• _Figure scripts_:
····················

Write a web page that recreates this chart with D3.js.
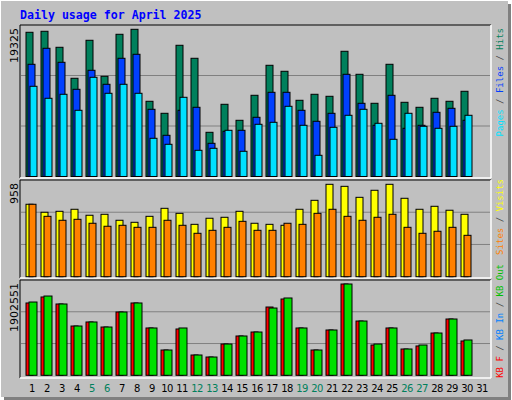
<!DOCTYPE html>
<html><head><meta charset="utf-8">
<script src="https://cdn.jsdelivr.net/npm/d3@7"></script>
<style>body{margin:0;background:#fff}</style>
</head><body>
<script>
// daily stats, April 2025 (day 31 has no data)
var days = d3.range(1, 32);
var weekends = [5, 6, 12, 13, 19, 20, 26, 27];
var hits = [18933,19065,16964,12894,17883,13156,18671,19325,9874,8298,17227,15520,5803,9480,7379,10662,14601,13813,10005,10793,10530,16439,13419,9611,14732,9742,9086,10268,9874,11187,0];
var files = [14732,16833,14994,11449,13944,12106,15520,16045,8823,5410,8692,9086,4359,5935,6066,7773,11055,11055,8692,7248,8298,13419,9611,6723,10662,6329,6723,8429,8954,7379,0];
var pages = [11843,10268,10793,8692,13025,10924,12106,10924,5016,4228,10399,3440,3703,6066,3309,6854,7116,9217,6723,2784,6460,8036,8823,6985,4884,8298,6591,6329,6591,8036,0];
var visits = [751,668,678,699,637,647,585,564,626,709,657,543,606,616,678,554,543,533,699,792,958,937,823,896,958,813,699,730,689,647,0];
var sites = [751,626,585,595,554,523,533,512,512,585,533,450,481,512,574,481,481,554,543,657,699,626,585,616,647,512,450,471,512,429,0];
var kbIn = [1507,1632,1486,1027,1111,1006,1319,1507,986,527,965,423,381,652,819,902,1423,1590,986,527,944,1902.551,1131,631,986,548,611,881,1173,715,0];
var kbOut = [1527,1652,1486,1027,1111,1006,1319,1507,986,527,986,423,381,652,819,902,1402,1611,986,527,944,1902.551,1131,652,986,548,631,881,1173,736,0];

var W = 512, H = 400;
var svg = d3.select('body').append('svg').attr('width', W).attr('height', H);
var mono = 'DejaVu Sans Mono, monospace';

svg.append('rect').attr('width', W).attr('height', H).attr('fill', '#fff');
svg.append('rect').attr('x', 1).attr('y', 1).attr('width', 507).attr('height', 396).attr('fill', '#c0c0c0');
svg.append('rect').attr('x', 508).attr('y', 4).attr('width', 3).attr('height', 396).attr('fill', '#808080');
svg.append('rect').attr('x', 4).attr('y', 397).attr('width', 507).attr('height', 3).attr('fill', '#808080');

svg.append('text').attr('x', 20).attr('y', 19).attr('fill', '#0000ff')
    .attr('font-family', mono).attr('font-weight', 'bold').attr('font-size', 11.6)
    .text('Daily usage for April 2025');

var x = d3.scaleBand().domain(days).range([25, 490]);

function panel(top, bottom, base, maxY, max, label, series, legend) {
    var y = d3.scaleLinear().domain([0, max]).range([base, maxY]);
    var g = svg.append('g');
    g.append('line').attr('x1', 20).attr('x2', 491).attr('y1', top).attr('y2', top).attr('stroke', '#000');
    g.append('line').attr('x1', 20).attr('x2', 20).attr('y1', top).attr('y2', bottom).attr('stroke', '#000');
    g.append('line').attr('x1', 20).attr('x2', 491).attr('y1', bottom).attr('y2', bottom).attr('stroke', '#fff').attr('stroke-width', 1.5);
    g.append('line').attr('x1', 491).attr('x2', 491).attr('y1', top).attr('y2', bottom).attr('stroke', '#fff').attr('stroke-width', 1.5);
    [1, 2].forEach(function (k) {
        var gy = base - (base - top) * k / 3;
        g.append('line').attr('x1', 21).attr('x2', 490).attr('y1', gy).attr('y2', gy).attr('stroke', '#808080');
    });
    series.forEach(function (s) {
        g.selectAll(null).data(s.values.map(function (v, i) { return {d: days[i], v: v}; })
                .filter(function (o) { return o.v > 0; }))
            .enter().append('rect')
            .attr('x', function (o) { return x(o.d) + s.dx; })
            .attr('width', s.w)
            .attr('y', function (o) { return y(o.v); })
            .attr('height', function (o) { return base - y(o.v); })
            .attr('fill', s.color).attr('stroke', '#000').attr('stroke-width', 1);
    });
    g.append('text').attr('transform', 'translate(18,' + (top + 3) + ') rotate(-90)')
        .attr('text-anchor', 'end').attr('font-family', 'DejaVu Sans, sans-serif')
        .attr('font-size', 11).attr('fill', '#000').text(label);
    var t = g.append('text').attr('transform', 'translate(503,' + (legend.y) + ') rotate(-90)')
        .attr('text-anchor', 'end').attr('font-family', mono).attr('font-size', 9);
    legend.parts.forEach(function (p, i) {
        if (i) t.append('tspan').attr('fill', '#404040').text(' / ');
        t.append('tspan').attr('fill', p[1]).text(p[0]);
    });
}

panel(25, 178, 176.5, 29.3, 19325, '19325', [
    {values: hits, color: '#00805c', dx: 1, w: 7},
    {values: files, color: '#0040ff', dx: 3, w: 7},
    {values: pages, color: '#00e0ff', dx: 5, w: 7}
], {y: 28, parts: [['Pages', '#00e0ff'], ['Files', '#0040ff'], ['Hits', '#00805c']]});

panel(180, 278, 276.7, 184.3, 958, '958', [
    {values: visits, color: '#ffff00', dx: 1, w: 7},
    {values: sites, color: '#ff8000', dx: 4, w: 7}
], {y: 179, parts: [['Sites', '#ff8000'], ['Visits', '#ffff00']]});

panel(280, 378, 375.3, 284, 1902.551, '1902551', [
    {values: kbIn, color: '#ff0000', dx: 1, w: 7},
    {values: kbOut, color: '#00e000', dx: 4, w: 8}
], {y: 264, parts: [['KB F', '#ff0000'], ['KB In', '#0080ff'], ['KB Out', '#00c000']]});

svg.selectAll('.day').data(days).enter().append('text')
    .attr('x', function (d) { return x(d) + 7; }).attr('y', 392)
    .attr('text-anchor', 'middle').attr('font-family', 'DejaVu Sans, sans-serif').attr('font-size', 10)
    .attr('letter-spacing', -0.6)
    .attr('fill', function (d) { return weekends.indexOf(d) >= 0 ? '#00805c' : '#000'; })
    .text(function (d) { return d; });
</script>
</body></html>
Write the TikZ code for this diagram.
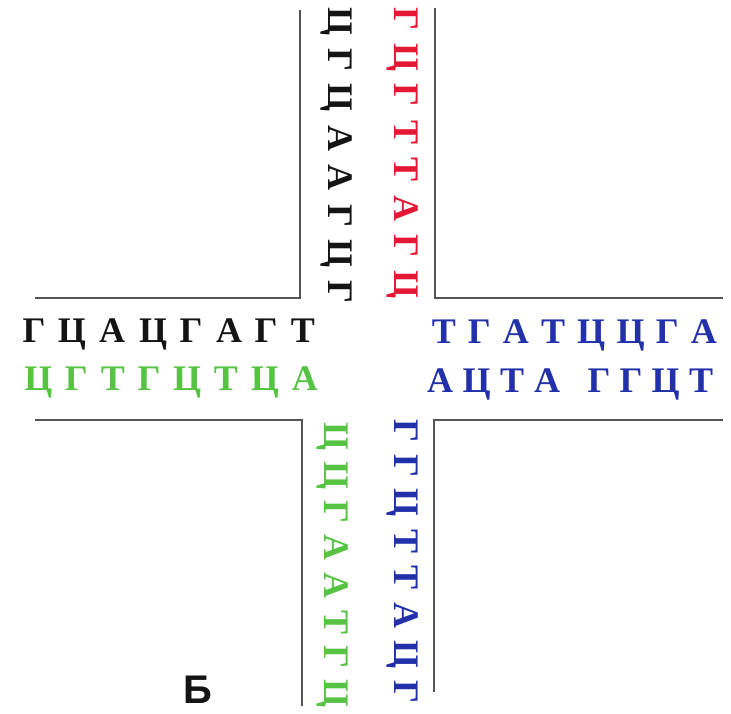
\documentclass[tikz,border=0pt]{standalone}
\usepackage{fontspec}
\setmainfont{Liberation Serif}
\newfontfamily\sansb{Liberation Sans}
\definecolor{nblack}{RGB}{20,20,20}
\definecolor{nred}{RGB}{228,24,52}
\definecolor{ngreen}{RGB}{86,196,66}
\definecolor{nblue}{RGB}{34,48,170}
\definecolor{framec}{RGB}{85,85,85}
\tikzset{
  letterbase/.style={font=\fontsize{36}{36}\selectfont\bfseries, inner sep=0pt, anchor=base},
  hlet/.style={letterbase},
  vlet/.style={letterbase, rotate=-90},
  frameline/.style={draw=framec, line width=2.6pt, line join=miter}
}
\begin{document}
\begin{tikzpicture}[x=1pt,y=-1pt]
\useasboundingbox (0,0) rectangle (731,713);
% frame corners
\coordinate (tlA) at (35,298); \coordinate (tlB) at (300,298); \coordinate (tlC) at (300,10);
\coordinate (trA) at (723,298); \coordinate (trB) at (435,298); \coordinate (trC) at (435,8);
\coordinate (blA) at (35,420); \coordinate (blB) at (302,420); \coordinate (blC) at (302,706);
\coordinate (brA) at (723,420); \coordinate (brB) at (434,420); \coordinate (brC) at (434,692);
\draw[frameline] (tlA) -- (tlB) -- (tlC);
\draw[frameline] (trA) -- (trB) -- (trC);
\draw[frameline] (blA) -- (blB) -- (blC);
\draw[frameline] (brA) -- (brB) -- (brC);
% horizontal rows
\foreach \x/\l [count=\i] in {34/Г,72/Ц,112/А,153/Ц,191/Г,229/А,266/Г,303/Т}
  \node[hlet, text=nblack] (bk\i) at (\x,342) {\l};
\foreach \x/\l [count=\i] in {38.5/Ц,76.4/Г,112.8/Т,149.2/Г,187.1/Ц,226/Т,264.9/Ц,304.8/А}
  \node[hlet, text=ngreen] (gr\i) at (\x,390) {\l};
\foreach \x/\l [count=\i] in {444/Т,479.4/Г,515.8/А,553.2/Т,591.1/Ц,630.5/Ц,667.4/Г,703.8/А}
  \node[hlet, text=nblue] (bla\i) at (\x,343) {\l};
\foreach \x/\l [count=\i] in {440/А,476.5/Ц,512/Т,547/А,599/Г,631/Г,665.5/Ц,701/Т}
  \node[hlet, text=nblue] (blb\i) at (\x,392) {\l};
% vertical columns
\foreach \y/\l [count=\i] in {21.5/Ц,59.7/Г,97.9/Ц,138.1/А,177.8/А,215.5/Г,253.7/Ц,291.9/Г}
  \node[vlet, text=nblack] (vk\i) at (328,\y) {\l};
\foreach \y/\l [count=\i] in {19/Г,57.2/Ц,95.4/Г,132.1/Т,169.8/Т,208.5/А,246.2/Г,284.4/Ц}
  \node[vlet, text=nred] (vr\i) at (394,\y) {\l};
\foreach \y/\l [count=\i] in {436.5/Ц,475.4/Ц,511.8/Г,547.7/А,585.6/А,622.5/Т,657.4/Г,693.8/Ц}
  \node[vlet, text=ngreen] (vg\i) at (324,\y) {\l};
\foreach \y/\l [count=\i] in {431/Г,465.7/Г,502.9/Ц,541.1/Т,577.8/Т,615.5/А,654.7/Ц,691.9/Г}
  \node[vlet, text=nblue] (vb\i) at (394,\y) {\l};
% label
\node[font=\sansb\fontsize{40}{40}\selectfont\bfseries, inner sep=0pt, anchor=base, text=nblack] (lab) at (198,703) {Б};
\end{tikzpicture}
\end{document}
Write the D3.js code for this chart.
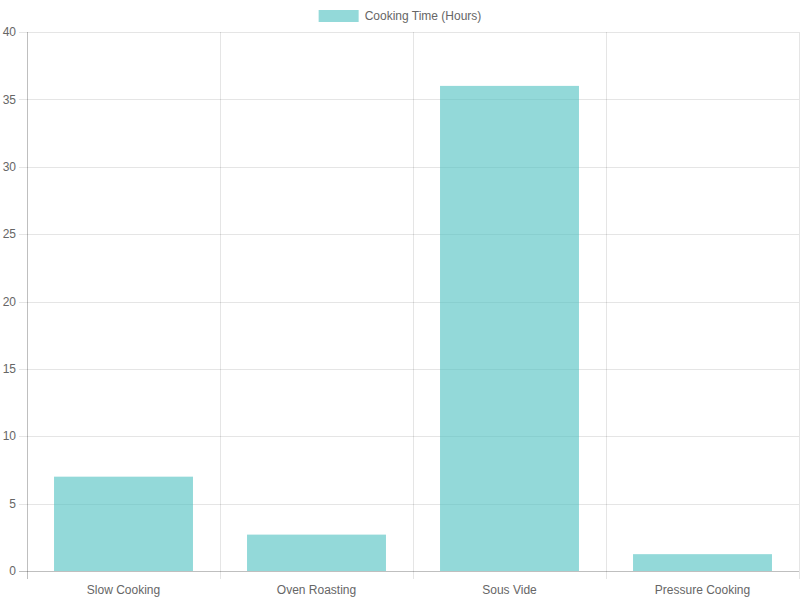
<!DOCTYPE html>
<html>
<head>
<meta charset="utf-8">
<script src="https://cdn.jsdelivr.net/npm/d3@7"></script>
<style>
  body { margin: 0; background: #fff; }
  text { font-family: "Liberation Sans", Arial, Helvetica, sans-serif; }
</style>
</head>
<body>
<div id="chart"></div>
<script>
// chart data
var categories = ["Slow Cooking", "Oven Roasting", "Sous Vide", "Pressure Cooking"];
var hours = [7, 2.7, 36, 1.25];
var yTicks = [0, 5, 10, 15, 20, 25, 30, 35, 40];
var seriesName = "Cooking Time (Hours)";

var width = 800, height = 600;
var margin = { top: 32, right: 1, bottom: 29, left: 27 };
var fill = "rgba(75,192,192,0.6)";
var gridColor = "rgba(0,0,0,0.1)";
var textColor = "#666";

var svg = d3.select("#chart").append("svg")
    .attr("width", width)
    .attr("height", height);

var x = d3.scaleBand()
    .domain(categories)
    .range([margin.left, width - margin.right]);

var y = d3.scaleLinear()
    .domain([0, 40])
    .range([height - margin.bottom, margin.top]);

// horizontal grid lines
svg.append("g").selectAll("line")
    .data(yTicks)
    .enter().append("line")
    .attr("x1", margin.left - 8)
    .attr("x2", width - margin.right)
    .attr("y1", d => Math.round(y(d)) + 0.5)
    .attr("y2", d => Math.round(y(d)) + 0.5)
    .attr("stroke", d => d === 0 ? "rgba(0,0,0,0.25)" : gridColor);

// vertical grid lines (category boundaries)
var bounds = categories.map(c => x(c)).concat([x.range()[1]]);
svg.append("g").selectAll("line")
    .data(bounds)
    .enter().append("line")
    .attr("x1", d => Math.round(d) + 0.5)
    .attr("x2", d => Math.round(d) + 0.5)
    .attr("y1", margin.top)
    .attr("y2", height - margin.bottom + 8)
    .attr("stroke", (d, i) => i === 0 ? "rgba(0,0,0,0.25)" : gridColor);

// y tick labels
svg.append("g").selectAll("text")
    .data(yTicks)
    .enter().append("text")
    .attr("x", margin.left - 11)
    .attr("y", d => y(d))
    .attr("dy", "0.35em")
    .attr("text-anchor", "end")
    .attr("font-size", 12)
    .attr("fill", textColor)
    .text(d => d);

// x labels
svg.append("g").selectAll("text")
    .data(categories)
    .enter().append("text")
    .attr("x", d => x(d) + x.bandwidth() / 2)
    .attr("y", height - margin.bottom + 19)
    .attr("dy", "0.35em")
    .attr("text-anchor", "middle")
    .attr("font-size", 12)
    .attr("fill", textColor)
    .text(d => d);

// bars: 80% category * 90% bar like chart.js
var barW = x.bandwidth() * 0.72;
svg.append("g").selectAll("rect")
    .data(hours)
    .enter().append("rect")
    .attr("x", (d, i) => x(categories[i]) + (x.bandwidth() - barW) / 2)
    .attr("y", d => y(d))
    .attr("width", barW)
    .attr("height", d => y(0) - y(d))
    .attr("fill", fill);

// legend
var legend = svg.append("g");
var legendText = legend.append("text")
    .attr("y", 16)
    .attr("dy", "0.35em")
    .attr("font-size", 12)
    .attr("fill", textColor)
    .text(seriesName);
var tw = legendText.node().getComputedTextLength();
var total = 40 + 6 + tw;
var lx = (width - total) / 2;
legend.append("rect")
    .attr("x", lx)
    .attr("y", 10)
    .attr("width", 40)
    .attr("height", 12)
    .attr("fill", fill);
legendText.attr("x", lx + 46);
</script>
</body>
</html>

····················

• _Problem statement_: State the number of lines in the records that include "this", and write nothing else.

• _Result_: 3